3.  Perilaku Terdakwa dalam Persidangan
a.    Terdakwa bersikap sopan selama jalannya persidangan.
b.    Terdakwa memberikan pengakuan yang sangat jelas dan tidak berbelit.
c.    Terdakwa berprilaku dan berpakaian sopan dalam persidangan.
d.    Terdakwa mengaku terus terang kepada hakim dan penuntut umum terhadap kejahatan yang dilakukannya.
e.    Terdakwa tidak melakukan perbuatan-perbuatan yang dapat menganggu ketertiban dan jalannya proses persidangan.
f.     Terdakwa sangat membantu hakim dan penuntut umum dalam proses pemeriksaan perkara.
g.    Terdakwa mengaku menyesal atas perbuatanya dan berjanji tidak akan mengulanginya lagi.
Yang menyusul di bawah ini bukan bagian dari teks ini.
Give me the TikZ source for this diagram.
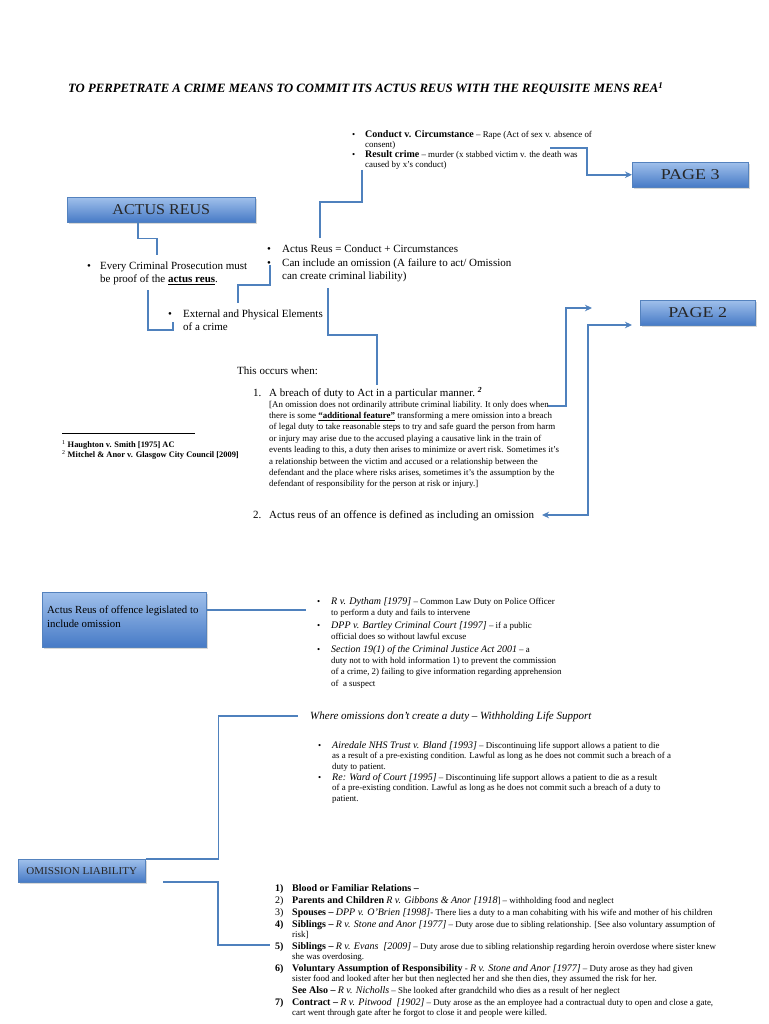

4. Perilaku para saksi dalam persidangan.
a.    Saksi yang dihadirkan bersikap sopan.
b.    Saksi memberikan keterangan dengan tegas, tetapi disini saksi memberikan keterangan yang berbelit-belit atas kesaksiannya.
c.    Saksi terlihat tegang dan sedikit emosi ketika memberikan kesaksiannya.


KESIMPULAN

         Setelah mengikuti sidang secara aktif di Pengadilan Negeri Klas IA Banda Aceh dan berkonsentrasi pada salah satu kasus pidana yang diperiksa dan diadili, maka penulis dapat menarik kesimpulan yang dapat memberikan gambaran dan penjelasan berkaitan dengan proses  persidangann tersebut secara garis besar yaitu:
         Dalam menjalankan tugasnya hakim telah bersikap dan bertidak sesuai dengan hukum acara yang berlaku serta memperhatikan azas-azas peradilan yang baik, yaitu hakim yang telah menjujung tinggi hak seseorang untuk mendapat putusan. Semua pihak yang berperkara berhak mendapat perlakuan yang sama didepan sidang baik untuk mendengar keteranganya, diberi kesempatan untuk membela diri maupun mengajukan alat-alat bukti. Putusan diajukan secara objektif tanpa dicemari oleh kepentingan pribadi atau pihak lain. Menjujung tinggi Hak Asasi Manusia, bersikap sopan, tegas dan bijaksana dalam memimpin sidang. Hakim menjaga kewibawaan dan kehitmatan persidangan, tidak melecehkan pihak-pihak baik dengan kata-kata maupun perbuatan, harus sungguh-sungguh mencari kebenaran dan keadilan. Putusan yang dijatuhkan harus memuat alasan-alasan hukum yang jelas dan dapat dimengerti serta bersifat konsisten.           Jaksa dalam persidangan telah melakukan hal-hal yang sesuai dengan hukum acara, yaitu telah melakukan penuntutan berdasarkan alat bukti yang sah. Jaksa telah menghadirkan saksi-saksi yang berhubugan dengan perkara yang disidangkan. Jaksa juga telah melakukan penuntutan sesuai dengan berkas perkara dari penyidik kepolisian dan jaksa juga telah melaksanakan putusan hakim dipengadilan dan mengawasi putusan  tersebut. Dalam membuat tuntutan jaksa terlepas dari ancaman pihak-pihak luar. Jaksa bersikap baik dan sopan serta mempunyai kemampuan dan keterampilan dalam melaksanakan tugasnya. Jaksa juga dalam menjalankan tugasnya bersikap adil dan tidak memihak dengan pihak-pihak lain, Saksi dalam proses persidangan telah berusaha untuk membantu pengadilan dalam mencari keadilan dan kebenaran. Demikian juga para terdakwa yang telah berlaku dan bersikap sopan dalam proses persidangan telah mempermudah proses persidangan sehingga persidangan berjalan dengan baik.
      Demikian kesimpulan yang dapat diambil dari pengamatan yang dilakukan secara aktif dengan mengikuti proses persidangan terhadap perkara pidana dengan No. Perkara : 94/Pid.B/PN.BNA/2011 di Pengadilan Negeri Kelas IA Banda Aceh.